--- start INFORMATION SHOWN ---
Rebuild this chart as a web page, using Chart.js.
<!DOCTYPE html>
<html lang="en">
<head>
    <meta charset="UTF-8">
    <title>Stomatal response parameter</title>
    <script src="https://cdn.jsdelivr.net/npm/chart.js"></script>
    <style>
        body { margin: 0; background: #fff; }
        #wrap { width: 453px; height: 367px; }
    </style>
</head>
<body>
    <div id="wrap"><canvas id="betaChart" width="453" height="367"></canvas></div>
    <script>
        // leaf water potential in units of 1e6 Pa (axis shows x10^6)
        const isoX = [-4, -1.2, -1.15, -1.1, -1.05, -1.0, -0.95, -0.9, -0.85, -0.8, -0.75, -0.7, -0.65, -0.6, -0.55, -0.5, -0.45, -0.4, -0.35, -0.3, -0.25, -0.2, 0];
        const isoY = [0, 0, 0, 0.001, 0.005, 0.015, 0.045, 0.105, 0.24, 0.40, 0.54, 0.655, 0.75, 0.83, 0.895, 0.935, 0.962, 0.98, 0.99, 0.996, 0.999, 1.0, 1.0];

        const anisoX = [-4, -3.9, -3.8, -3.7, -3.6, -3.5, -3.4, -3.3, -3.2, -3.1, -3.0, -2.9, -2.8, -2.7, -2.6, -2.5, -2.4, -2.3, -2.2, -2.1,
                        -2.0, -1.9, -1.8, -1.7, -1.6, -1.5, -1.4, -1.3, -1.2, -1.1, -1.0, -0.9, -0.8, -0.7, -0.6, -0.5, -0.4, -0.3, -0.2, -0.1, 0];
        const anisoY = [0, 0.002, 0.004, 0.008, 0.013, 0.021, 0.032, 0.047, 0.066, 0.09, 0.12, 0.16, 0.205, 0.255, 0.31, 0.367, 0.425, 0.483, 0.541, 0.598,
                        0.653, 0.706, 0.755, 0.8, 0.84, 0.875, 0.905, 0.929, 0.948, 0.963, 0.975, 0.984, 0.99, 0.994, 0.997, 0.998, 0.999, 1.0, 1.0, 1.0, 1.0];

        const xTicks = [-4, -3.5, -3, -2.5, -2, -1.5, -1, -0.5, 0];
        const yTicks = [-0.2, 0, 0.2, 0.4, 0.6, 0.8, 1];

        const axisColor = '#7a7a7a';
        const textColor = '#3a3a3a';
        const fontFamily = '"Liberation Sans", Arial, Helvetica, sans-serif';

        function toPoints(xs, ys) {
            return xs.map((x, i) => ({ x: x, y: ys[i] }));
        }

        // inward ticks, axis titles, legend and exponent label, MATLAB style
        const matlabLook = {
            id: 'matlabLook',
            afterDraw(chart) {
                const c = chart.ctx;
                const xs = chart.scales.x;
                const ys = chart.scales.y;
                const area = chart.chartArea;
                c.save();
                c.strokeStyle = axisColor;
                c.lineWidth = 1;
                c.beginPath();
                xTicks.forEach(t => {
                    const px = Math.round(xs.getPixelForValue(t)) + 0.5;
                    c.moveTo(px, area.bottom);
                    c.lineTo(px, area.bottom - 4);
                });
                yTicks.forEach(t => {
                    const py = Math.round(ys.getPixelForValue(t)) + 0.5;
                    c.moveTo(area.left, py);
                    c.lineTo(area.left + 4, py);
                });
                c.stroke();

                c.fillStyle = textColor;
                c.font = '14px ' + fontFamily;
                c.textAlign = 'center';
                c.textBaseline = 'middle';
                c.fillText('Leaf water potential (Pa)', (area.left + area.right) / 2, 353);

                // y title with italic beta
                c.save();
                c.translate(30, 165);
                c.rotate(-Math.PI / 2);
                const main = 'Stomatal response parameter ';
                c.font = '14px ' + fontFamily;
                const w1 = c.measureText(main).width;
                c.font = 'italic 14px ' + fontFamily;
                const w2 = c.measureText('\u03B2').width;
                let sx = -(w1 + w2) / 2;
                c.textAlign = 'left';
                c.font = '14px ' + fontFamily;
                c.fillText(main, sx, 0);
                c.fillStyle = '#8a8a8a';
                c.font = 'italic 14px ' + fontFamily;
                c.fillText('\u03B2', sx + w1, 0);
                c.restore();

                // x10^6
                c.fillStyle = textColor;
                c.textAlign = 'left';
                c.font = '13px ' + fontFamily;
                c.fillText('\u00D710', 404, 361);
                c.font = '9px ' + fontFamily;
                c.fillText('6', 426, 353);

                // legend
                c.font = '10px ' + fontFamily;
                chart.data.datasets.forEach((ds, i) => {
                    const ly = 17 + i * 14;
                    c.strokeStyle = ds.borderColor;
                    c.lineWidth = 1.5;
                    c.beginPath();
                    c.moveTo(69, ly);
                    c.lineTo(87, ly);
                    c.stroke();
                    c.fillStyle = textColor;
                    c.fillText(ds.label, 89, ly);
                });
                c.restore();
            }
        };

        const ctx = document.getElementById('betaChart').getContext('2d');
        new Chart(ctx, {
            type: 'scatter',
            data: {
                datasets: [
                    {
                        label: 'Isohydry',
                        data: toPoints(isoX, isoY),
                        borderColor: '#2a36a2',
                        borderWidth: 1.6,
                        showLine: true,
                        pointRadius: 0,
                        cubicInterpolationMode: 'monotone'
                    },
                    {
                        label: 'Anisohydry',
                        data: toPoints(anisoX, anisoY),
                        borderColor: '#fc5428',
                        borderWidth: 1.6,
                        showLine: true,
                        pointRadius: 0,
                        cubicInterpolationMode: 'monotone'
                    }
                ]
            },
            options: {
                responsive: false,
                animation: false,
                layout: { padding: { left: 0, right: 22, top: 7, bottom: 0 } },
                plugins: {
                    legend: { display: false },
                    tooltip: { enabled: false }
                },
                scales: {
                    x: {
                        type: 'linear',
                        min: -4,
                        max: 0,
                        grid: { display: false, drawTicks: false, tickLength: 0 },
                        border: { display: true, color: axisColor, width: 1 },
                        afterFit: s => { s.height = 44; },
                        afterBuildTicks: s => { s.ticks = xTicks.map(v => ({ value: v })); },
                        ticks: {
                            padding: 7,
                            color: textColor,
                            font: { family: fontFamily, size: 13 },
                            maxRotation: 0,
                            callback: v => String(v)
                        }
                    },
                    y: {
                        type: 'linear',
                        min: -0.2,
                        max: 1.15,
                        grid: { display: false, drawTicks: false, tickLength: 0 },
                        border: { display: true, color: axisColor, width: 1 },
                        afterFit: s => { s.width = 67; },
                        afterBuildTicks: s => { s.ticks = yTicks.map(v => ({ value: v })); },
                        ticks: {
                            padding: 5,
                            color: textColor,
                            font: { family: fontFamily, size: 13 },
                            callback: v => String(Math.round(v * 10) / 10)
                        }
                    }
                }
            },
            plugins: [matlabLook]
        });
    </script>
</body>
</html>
--- end INFORMATION SHOWN ---
Restate word for word only the lines running from the beginning of the data to the line holding "0.999, 1.0, 1.0];", both included.

▸ EXERCISE RESPONSE:
Rebuild this chart as a web page, using Chart.js.
<!DOCTYPE html>
<html lang="en">
<head>
    <meta charset="UTF-8">
    <title>Stomatal response parameter</title>
    <script src="https://cdn.jsdelivr.net/npm/chart.js"></script>
    <style>
        body { margin: 0; background: #fff; }
        #wrap { width: 453px; height: 367px; }
    </style>
</head>
<body>
    <div id="wrap"><canvas id="betaChart" width="453" height="367"></canvas></div>
    <script>
        // leaf water potential in units of 1e6 Pa (axis shows x10^6)
        const isoX = [-4, -1.2, -1.15, -1.1, -1.05, -1.0, -0.95, -0.9, -0.85, -0.8, -0.75, -0.7, -0.65, -0.6, -0.55, -0.5, -0.45, -0.4, -0.35, -0.3, -0.25, -0.2, 0];
        const isoY = [0, 0, 0, 0.001, 0.005, 0.015, 0.045, 0.105, 0.24, 0.40, 0.54, 0.655, 0.75, 0.83, 0.895, 0.935, 0.962, 0.98, 0.99, 0.996, 0.999, 1.0, 1.0];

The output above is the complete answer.